Shaw 54th: A disruptive work of art
Even so, the famous memorial causes some uneasiness
AT A TIME when Civil War monuments across the country are coming under fire, the National Park Service, the city of Boston, and the Friends of the Public Garden are preparing to spend $2.8 million fixing up the Robert Gould Shaw and 54th Regiment Memorial on Boston Common.
The memorial, facing Beacon Street across from the State House, features Shaw, a white officer on horseback, leading the Union Army’s first regiment of black soldiers off to fight in the Civil War. Completed in 1897, the memorial was the work of Augustus Saint-Gaudens, a white sculptor famous for his monuments to Civil War heroes. His bronze bas-relief captured a historic moment in time made possible by Abraham Lincoln’s Emancipation Proclamation.
The three funders of the renovation effort, along with the Museum of African American History, see the Shaw 54th memorial as one of the most important works of art to come out of the Civil War and one of the top monuments in the country. They recently hosted a panel discussion at the Tremont Temple Baptist Church to talk about why monuments matter. The discussion, moderated by journalist and author Derrick Z. Jackson, ranged widely, but it showcased how the Shaw 54th memorial is prized as a disruptive work of art that nevertheless creates some uneasiness today.

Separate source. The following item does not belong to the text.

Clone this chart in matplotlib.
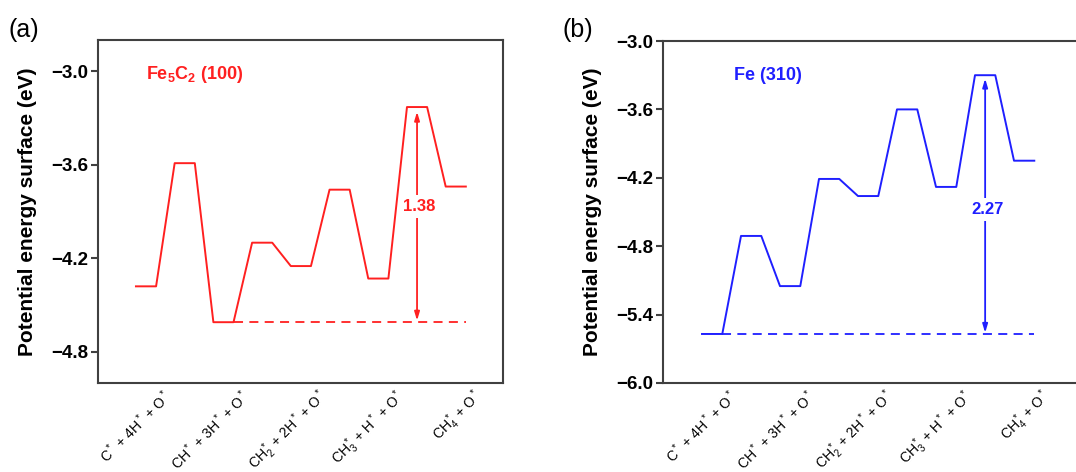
import matplotlib
matplotlib.use('Agg')
import matplotlib.pyplot as plt

plt.rcParams['font.family'] = ['Liberation Sans', 'DejaVu Sans']
plt.rcParams['mathtext.fontset'] = 'custom'
plt.rcParams['mathtext.rm'] = 'Liberation Sans:bold'
plt.rcParams['mathtext.it'] = 'Liberation Sans:bold'
plt.rcParams['mathtext.bf'] = 'Liberation Sans:bold'
plt.rcParams['mathtext.default'] = 'regular'

# intermediate / transition state energies (eV), left to right
states = ['C* + 4H* + O*', 'TS1', 'CH* + 3H* + O*', 'TS2', 'CH2* + 2H* + O*',
          'TS3', 'CH3* + H* + O*', 'TS4', 'CH4* + O*']
energy_fe5c2 = [-4.38, -3.59, -4.61, -4.10, -4.25, -3.76, -4.33, -3.23, -3.74]
energy_fe = [-5.57, -4.71, -5.15, -4.21, -4.36, -3.60, -4.28, -3.30, -4.05]

tick_labels = [r'C$^*$ + 4H$^*$ + O$^*$', r'CH$^*$ + 3H$^*$ + O$^*$',
               r'CH$_2^*$ + 2H$^*$ + O$^*$', r'CH$_3^*$ + H$^*$ + O$^*$',
               r'CH$_4^*$ + O$^*$']

red = '#ff2020'
blue = '#1f1fff'
spine_col = '#404040'


def draw_panel(ax, energy, color, name, name_x, ylim, yticks, ref_idx, ts_idx, barrier, text_y):
    half = 0.26
    x, y = [], []
    for i, e in enumerate(energy):
        x += [i - half, i + half]
        y += [e, e]
    ax.plot(x, y, color=color, lw=1.4)
    # reference dashed line from the lowest state to the end
    ax.plot([ref_idx + half, len(energy) - 1 + half], [energy[ref_idx]] * 2,
            color=color, lw=1.3, ls=(0, (5, 3.5)))
    # barrier arrow
    ax.annotate('', xy=(ts_idx, energy[ts_idx] - 0.03), xytext=(ts_idx, energy[ref_idx] + 0.01),
                arrowprops=dict(arrowstyle='<|-|>,head_length=0.5,head_width=0.15',
                                color=color, lw=1.3, shrinkA=0, shrinkB=0))
    ax.text(ts_idx + 0.05, text_y, barrier, color=color, fontsize=12, fontweight='bold',
            ha='center', va='center',
            bbox=dict(facecolor='white', edgecolor='none', pad=3))
    ax.text(name_x, 0.898, name, transform=ax.get_xaxis_transform(), color=color,
            fontsize=13, fontweight='bold', ha='left', va='center')

    ax.set_ylim(*ylim)
    ax.set_yticks(yticks)
    ax.set_yticklabels([f'\u2212{abs(t):.1f}' for t in yticks])
    ax.set_xticks([])
    # rotated state labels under every intermediate
    for k, lab in enumerate(tick_labels):
        ax.annotate(lab, xy=(2 * k, 0), xycoords=ax.get_xaxis_transform(),
                    xytext=(11.5, -2.5), textcoords='offset points',
                    rotation=45, rotation_mode='anchor', ha='right', va='top',
                    fontsize=10, annotation_clip=False)
    ax.tick_params(axis='y', direction='out', length=5, width=1.5, color=spine_col,
                   labelsize=13.5, pad=2)
    for lbl in ax.get_yticklabels():
        lbl.set_fontweight('bold')
    for s in ax.spines.values():
        s.set_color(spine_col)
        s.set_linewidth(1.5)
    ax.set_ylabel('Potential energy surface (eV)', fontsize=15, fontweight='bold', labelpad=10)


fig = plt.figure(figsize=(10.76, 4.72), dpi=100)
W, H = 1076, 472
ax1 = fig.add_axes([98 / W, (H - 383) / H, 405 / W, 343 / H])
ax2 = fig.add_axes([663 / W, (H - 383) / H, 425 / W, 342 / H])

draw_panel(ax1, energy_fe5c2, red, r'Fe$_5$C$_2$ (100)', 0.0, (-5.0, -2.8),
           [-3.0, -3.6, -4.2, -4.8], 2, 7, '1.38', -3.87)
ax1.set_xlim(-1.24, 9.22)

draw_panel(ax2, energy_fe, blue, 'Fe (310)', 0.56, (-6.0, -3.0),
           [-3.0, -3.6, -4.2, -4.8, -5.4, -6.0], 0, 7, '2.27', -4.48)
ax2.set_xlim(-1.26, -1.26 + 425 / 39)

fig.text(8 / W, 1 - 30 / H, '(a)', fontsize=18, va='center', ha='left')
fig.text(562 / W, 1 - 30 / H, '(b)', fontsize=18, va='center', ha='left')

fig.savefig('out.png', dpi=100)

“From my standpoint, there’s nothing like it in America, really, in terms of the time period, subject matter, and the beauty of it, the resonance it had then and still has now,” said F. Sheffield Hale, president and CEO of the Atlanta History Center. “It’s a totally different kind of monument, but it’s something that speaks to us today because it speaks to the agency of the people involved — that they were liberating themselves. And that’s something we don’t often see in wars.”
In the case of the Shaw 54th, Mckesson said, Saint-Gaudens brings normally invisible people and issues into the public conversation. “I think Shaw begins that conversation. In that way I think it’s a disruptive work,” he said.
Renée Ater, a public art historian who spent a large portion of her career at the University of Maryland, said she had “very complicated feelings” about the Shaw 54th monument. On the one hand, she said, it commemorates a historic event important to the nation’s history. She also believes it is great art.
“I know that’s a serious value judgment I’m making there about good art, but I think it has such staying power because Saint-Gaudens did an astonishing thing with that memorial and that’s the combination of this high relief with a full equestrian monument. That’s an astounding innovation that he does. You can see how artists start to respond to Saint-Gaudens for the next 100 years. So for me the 54th has a lot of resonance because contemporary artists engage it,” she said.
Ater described Ed Hamilton’s African American Civil War Memorial in Washington, DC, completed in 1997, as a direct response to Saint-Gaudens. But there’s a key difference. “In his memorial there is no white officer,” Ater said. “It is black men, standing on the ground, armed. It has a very different kind of power.”
Ater said she sees “relationships of dominance theory” in the Saint-Gaudens monument, perhaps amplified by her conviction that Saint-Gaudens was someone who held racist attitudes about African-Americans.
She noted Saint-Gaudens spent 14 years laboring on the sculpture, asking African-Americans off the street to come into his studio to model. “He did not contact anyone from the 54th as portrait models,” she said. “That’s super complicated. Why not do that because they were around. This would not have been an impossible task on his part.”
Ater said the Shaw 54th memorial represented a great leap forward in how African-Americans were portrayed. “We no longer have the crouching black body, and that’s a huge moment in sculpture history to move from the Ball [approach, with the black man] on the ground to the standing men who are in uniform and walking forward,” Ater said. “So I do think there’s this push-pull between who’s in control and who’s not.”
“Take it down,” said Ater. “I have very strong feelings about Thomas Ball, about his racism.”Mckesson agreed. “Take it down,” he said.
Sheffield declined to say what he believed. “People in Atlanta don’t tell people in Boston what to do,” he said.